This guide demonstrates how to set up and run the Parler TTS text-to-speech model as a serverless API on Beam.

View the Code

See the code for this example on Github.

Introduction

Parler-TTS Mini is a lightweight text-to-speech (TTS) model, trained on 45K hours of audio data, that can generate high-quality, natural sounding speech with features that can be controlled using a simple text prompt. This guide explains how to deploy and use it on Beam.

Deployment Setup

Define the model and its dependencies using the parlertts_image:

from beam import endpoint, env, Image, Output

if env.is_remote():
    from parler_tts import ParlerTTSForConditionalGeneration
    from transformers import AutoTokenizer
    import soundfile as sf
    import uuid

def load_models():
    model = ParlerTTSForConditionalGeneration.from_pretrained(
        "parler-tts/parler-tts-mini-v1").to("cuda:0")
    tokenizer = AutoTokenizer.from_pretrained("parler-tts/parler-tts-mini-v1")
    return model, tokenizer

parlertts_image = (
    Image(
        python_version="python3.10",
        python_packages=[
            "torch",
            "transformers",
            "soundfile",
            "Pillow",
            "wheel",
            "packaging",
            "ninja",
            "huggingface_hub[hf-transfer]",
        ],
    )
    .add_commands(
        [
            "apt update && apt install git -y",
            "pip install git+https://github.com/huggingface/parler-tts.git",
        ]
    )
    .with_envs("HF_HUB_ENABLE_HF_TRANSFER=1")
)

Inference Function

The generate_speech function processes text and generates speech audio:

@endpoint(
    name="parler-tts",
    on_start=load_models,
    cpu=2,
    memory="32Gi",
    gpu="A10G",
    gpu_count=2,
    image=parlertts_image
)
def generate_speech(context, **inputs):
    model, tokenizer = context.on_start_value

    prompt = inputs.pop("prompt", None)
    description = inputs.pop("description", None)

    if not prompt or not description:
        return {"error": "Please provide a prompt and description"}
    
    device = "cuda:0"

    input_ids = tokenizer(
        description, return_tensors="pt").input_ids.to(device)
    prompt_input_ids = tokenizer(
        prompt, return_tensors="pt").input_ids.to(device)

    generation = model.generate(
        input_ids=input_ids, prompt_input_ids=prompt_input_ids)
    audio_arr = generation.cpu().numpy().squeeze()

    file_name = f"/tmp/parler_tts_out_{uuid.uuid4()}.wav"

    sf.write(file_name, audio_arr, model.config.sampling_rate)
   
    output_file = Output(path=file_name)
    output_file.save()
    public_url = output_file.public_url(expires=1200000000)
    print(public_url)
    return {"output_url": public_url}

Deployment

Deploy the API to Beam:

beam deploy app.py:generate_speech

API Usage

Send a POST request with the following JSON payload:

{
    "prompt": "Your text to convert to speech",
    "description": "Description of the voice/style"
}

Example Request

{
    "prompt": "On Beam run AI workloads anywhere with zero complexity.

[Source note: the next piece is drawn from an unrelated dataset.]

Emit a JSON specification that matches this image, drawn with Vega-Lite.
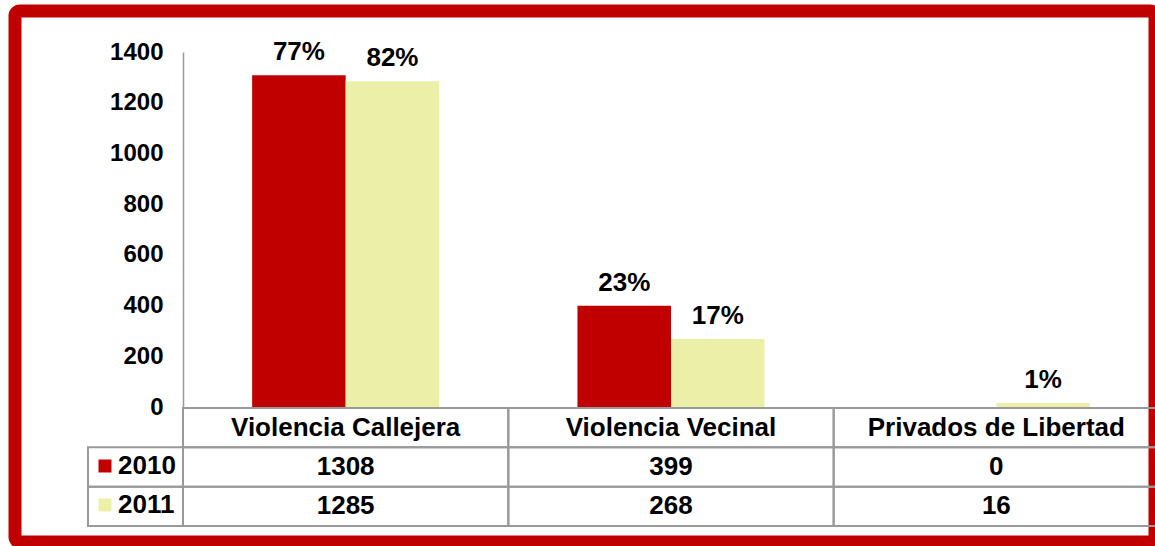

One line of Python, global GPUs, full control!!!",
    "description": "A female speaker delivers a slightly expressive and animated speech with a moderate speed and pitch. The recording is of very high quality, with the speaker's voice sounding clear and very close up."
}

Example Response

A generated audio file will be returned:

{
    "output_url": "https://app.beam.cloud/output/id/dc443a80-7fcc-42bc-928b-4605e41b0825"
}

Audio Example

Here’s an example of the generated audio output:

Summary

You’ve successfully deployed a Parler TTS text-to-speech API using Beam.